Как выживать сейчас? В научной среде надо держаться крепко за былые ценности. А нынешнюю реформу образования я считаю просто трагедией. Надо помнить, что наша среда быстрому реформированию не подлежит.

Как донести до верхов, что позорно профессора держать в черном теле? Вот у нас, в РГГУ, идут разговоры вокруг зарплат. Государство платит нам копеечные оклады, предоставив университетам «право» что-то заработать самим. В данном конкретном университете случилась временная «бескормица». Во всяком доме это может случиться, поскольку государство не ценит профессуру. Перед революцией статус профессора был более чем достойным. Сейчас же нас хотят держать на подножном корме. Причем ввели такой термин — «образовательные услуги» — и тем самым приравняли преподавателей к парикмахерам. Я безусловно уважаю труд парикмахера, но назвать образование услугой — это проговориться по Фрейду. Недавно кто-то из высшей власти сказал: нам не нужны ученые, нам нужны работники. Но ведь работа головой — это очень трудная работа.

АЮ: Наталия Ивановна, и вот теперь такой вопрос. В РГГУ, помимо всего прочего, вы являетесь содиректором Российско-американского центра библеистики и иудаики. Помимо административных хлопот, это для вас — новая сфера интересов. А что это принесло вам лично, как историку? И какова история создания этого центра?

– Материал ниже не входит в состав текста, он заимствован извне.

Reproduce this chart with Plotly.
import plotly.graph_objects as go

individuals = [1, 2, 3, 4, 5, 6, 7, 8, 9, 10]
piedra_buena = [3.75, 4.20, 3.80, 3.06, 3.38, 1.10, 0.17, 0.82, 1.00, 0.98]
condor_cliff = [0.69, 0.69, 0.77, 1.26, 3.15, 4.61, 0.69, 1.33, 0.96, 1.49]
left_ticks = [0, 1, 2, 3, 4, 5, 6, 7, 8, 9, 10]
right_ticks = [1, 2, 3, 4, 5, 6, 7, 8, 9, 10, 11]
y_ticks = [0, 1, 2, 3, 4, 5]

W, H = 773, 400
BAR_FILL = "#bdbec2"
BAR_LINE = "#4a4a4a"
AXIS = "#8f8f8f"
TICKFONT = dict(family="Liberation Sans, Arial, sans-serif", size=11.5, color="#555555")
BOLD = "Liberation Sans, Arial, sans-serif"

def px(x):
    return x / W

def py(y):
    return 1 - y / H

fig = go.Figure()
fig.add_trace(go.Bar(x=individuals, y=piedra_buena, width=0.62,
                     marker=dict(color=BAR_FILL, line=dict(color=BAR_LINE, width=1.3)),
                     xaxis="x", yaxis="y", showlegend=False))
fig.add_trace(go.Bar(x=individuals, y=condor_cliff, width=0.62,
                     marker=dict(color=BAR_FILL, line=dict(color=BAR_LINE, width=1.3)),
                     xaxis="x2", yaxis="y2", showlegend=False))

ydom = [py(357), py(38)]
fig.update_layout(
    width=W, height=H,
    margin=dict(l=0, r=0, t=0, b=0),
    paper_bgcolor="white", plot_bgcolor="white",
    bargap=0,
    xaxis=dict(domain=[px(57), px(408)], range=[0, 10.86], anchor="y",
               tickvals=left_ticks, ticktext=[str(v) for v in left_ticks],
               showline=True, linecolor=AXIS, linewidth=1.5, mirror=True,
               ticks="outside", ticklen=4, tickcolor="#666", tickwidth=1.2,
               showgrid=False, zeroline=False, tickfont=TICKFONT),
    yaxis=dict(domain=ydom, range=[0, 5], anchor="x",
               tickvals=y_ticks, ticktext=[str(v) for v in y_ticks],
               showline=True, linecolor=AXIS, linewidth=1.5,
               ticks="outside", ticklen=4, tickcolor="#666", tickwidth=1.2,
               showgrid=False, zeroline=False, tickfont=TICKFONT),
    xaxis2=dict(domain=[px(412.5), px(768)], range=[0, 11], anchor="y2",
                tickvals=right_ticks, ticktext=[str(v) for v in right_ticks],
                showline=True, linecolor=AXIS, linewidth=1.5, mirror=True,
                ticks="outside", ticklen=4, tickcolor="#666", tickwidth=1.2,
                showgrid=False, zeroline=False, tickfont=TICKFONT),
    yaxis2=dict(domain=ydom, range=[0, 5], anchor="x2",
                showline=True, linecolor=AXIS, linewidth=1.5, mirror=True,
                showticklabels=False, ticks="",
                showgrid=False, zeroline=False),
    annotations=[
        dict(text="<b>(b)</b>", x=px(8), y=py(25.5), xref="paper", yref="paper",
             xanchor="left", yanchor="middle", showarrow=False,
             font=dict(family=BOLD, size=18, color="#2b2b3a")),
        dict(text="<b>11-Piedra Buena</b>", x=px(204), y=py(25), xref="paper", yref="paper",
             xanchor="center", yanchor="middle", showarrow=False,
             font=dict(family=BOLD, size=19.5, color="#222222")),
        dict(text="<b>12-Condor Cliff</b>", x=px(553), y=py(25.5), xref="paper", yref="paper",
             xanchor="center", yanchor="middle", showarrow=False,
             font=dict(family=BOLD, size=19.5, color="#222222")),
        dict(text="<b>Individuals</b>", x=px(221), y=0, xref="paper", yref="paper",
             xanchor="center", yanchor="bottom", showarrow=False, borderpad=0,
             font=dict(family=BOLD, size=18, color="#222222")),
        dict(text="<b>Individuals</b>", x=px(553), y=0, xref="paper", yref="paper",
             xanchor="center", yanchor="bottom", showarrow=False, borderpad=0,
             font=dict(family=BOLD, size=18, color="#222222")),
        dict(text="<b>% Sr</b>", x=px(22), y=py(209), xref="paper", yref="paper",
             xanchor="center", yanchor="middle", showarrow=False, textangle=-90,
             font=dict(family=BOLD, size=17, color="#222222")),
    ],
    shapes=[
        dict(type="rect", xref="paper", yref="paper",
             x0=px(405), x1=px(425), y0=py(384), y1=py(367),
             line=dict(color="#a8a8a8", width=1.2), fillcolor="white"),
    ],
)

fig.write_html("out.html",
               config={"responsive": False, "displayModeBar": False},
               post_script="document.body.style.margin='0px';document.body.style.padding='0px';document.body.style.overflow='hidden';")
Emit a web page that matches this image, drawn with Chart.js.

НБ: Центр библеистики и иудаики стал порождением перестройки, как и весь РГГУ. А для меня это было идейным долгом. Я слишком хорошо понимала, что такое антисемитизм — и государственный, и бытовой. Во мне еврейской крови, кажется, нет: я «дитя Октября» — мама из дворян, папа из деревни. Но когда я полетела в 1991 году в Нью-Йорк подписывать соглашение о сотрудничестве с Еврейской теологической семинарией Америки, в Москве по Тверской улице (тогда еще улице Горького) шествовали националисты и антисемиты из общества «Память».
Работа в Центре библеистики и иудаики меня очень увлекла, потому что появилась качественно новая возможность расширить мой взгляд на всемирную историю. Эта работа укрепляет меня в мысли о том, что каждый народ, каждая культура внесли что-то важное, что-то уникальное в мировую цивилизацию. Для историка это школа трудного знания.